The newest and fastest-growing broadband connection is the digital subscriber line. DSL uses existing copper telephone lines to deliver affordable, speedy remote access to the Internet without tying up the voice phone line. Plus, your data travel individually along your own line, unlike cable connectivity services, where bandwidth is shared with others.

DSL comes in two flavors:


  • Symmetric DSL, which is designed to support applications such as Web hosting, collaborative computing and Internet access.

  • Asymmetric DSL, which is optimized for surfing the Net by providing you with more bandwidth from the network.

    Asymmetric is the DSL service in standard, everyday use. With ADSL, users average speeds up to 13 times faster than 56-kbps phone modems. ADSL also lets you simultaneously use one phone line for both voice and data (SDSL does not).

    One drawback of ADSL is installation cost; the phone company needs to install a splitter on your phone line. Some vendors are beginning to offer microfilters, which you can install at each phone line yourself.

    DSL connectivity requires special hardware on both ends. On your end, a DSL modem modulates digital information from your computer to send it along phone lines. A digital subscriber line access multiplexer (DSLAM) located at the phone company’s nearest central office then translates these signals. The DSLAM separates the voice from the data signals, sending the data to an ISP (which is frequently the phone company itself) and from there to the Internet.

    The downside of DSL is that the farther you are from the central office, the slower your connection is. As you move away from the central office, more distortion enters the line, and the signal deteriorates.
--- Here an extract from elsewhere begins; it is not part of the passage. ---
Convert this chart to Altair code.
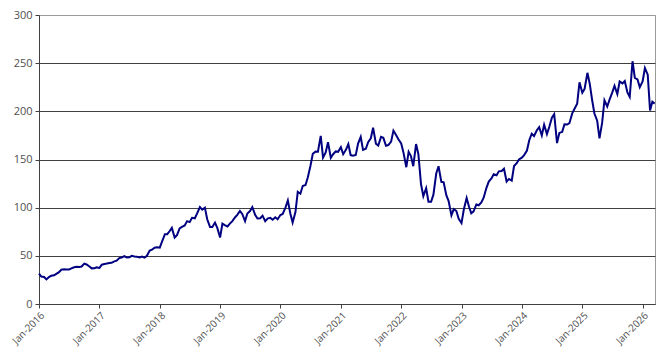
import altair as alt
import pandas as pd

# Semi-monthly samples (1st and 15th of each month), Jan 2016 - Mar 2026
v2016 = [31.5, 28.5, 28.0, 25.5, 28.0, 29.3, 29.8, 31.3, 33.0, 35.5, 36.0, 35.8,
         35.9, 37.0, 38.2, 38.7, 38.5, 38.9, 41.9, 41.0, 39.0, 37.0, 37.2, 38.0]
v2017 = [37.5, 40.8, 41.5, 42.0, 42.6, 42.7, 44.3, 45.0, 47.6, 48.3, 49.7, 48.2,
         48.4, 50.0, 49.3, 49.0, 48.3, 49.3, 48.1, 50.0, 55.5, 56.5, 58.5, 58.8]
v2018 = [58.5, 65.0, 72.5, 72.5, 75.5, 79.0, 69.0, 71.5, 78.5, 80.0, 81.5, 86.0,
         85.0, 89.5, 89.0, 94.0, 100.6, 98.0, 100.0, 88.0, 80.0, 80.0, 84.5, 79.0]
v2019 = [69.0, 83.5, 81.7, 80.5, 83.5, 85.7, 89.8, 92.5, 96.5, 93.5, 86.0, 94.0,
         96.5, 100.6, 92.5, 88.7, 89.0, 91.7, 86.0, 88.7, 89.4, 87.5, 90.0, 88.0]
v2020 = [92.4, 93.5, 100.4, 107.5, 94.0, 84.5, 95.5, 116.5, 114.5, 122.5, 123.5, 131.5,
         143.5, 156.0, 158.2, 158.0, 174.5, 152.0, 157.4, 168.0, 151.8, 155.5, 158.4, 158.0]
v2021 = [162.8, 155.5, 160.3, 166.0, 154.6, 154.0, 154.7, 166.5, 173.4, 160.0, 161.2, 168.0,
         172.0, 183.0, 166.4, 164.5, 173.5, 172.5, 164.3, 165.0, 168.6, 180.0, 175.4, 171.0]
v2022 = [166.7, 157.0, 142.0, 158.0, 153.6, 143.0, 166.0, 155.5, 124.3, 112.0, 120.2, 106.2,
         106.2, 113.5, 135.4, 143.0, 126.8, 126.3, 113.0, 106.9, 92.0, 98.5, 96.5, 88.5]
v2023 = [84.0, 98.1, 110.0, 101.2, 94.2, 96.2, 103.3, 102.5, 105.5, 110.3, 120.6, 127.1,
         130.4, 134.7, 133.7, 137.7, 138.0, 140.4, 127.1, 129.8, 128.0, 143.2, 146.1, 150.0]
v2024 = [151.9, 154.6, 159.3, 170.0, 176.8, 174.4, 180.4, 183.6, 175.0, 186.0, 176.4, 183.7,
         193.3, 197.0, 167.0, 177.6, 178.5, 186.5, 186.3, 187.7, 197.9, 202.6, 207.9, 230.1]
v2025 = [219.4, 223.4, 240.0, 228.7, 212.3, 198.0, 190.3, 172.0, 188.0, 211.5, 205.0, 212.1,
         219.4, 226.4, 218.0, 231.0, 229.0, 231.4, 219.6, 215.0, 252.0, 234.7, 233.2, 225.0]
v2026 = [231.0, 245.0, 238.0, 201.0, 210.0, 208.0]

values = v2016 + v2017 + v2018 + v2019 + v2020 + v2021 + v2022 + v2023 + v2024 + v2025 + v2026
dates = pd.date_range("2016-01-01", periods=len(values), freq="SMS")

df = pd.DataFrame({"date": dates, "value": values})

y_ticks = [0, 50, 100, 150, 200, 250, 300]

chart = alt.Chart(df).mark_line(color="#000080", strokeWidth=2).encode(
    x=alt.X("date:T",
            scale=alt.Scale(domain=["2016-01-01", "2026-03-17"]),
            axis=alt.Axis(title=None, format="%b-%Y",
                          tickCount={"interval": "year", "step": 1},
                          labelAngle=-45, labelAlign="right", labelBaseline="top",
                          labelFontSize=10,
                          grid=False, labelPadding=2, tickSize=4,
                          domainColor="#404040", tickColor="#404040")),
    y=alt.Y("value:Q",
            scale=alt.Scale(domain=[0, 300], nice=False),
            axis=alt.Axis(title=None, values=y_ticks, grid=True,
                          gridColor={"condition": {"test": "datum.value === 300", "value": "#9a9a9a"},
                                     "value": "#404040"},
                          tickSize=4, labelPadding=3,
                          domainColor="#404040", tickColor="#404040")),
).properties(
    width=616, height=289,
    autosize=alt.AutoSizeParams(type="none"),
    padding={"left": 31, "top": 7, "right": 2, "bottom": 45},
).configure_view(
    stroke="#9a9a9a", strokeWidth=1
).configure_axis(
    labelFont="Open Sans", labelFontSize=11, labelColor="#505050",
    gridWidth=1, domainWidth=1,
)

chart.save("out.html", embed_options={"renderer": "svg", "actions": False})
If you live more than 3 miles from the nearest central office, you can’t get DSL at all.

    You can tap into DSL power for as little as $39.95 per month, but DSL typically costs $150 to $200 per month for business-class service.

    The Others: T1, T3
    There are always other options for high-speed connection, but the higher the speed, the higher the cost. The leading types of leased and network services offered by telephone companies are T1 and T3.

    In some markets, providers offer shared T1 lines. Performance on these varies depending on other users on the line. In some instances, minimum speeds are guaranteed on shared T1.

    A T1 line is a high-speed digital connection capable of transmitting data at approximately 1.544 million bits per second. A T1 line is typically used by large and medium-size companies with heavy network traffic and is basically unnecessary for smaller business use. The cost of a T1 varies from $500 to $1,100 for installation and $450 to $750 (or higher) per month.

    A more powerful version of the T1 line is the T3 line, which is the equivalent of 28 T1 lines. Large companies and ISPs use this service for the backbone of their networks.

    The Up-and-Coming: DirecPC
    This is a viable option that is starting to make inroads in some markets. At this point I do not have comment on its reliability. You can find out more about DirecPC by going to its Web site ( If your office, construction trailers or sales offices are out in the "boonies," you should consider this. We are looking at this as an option for a number of our clients. For some of our remote clients, it is the only option, and we expect good things given what we’ve read so far.

    The End of Speculation
    The bottom line for small and medium-size businesses in the battle for Internet connectivity breaks down to DSL’s being a touch faster and more consistent than cable. Dial-up connections are like running in deep sand, and unless you own an information technology company or ISP, T1 and T3 lines are unrealistic. The DirecPC route has yet to be tested for performance and reliability but looks like a viable alternative. So check out your options and get the access to the Net that your company deserves.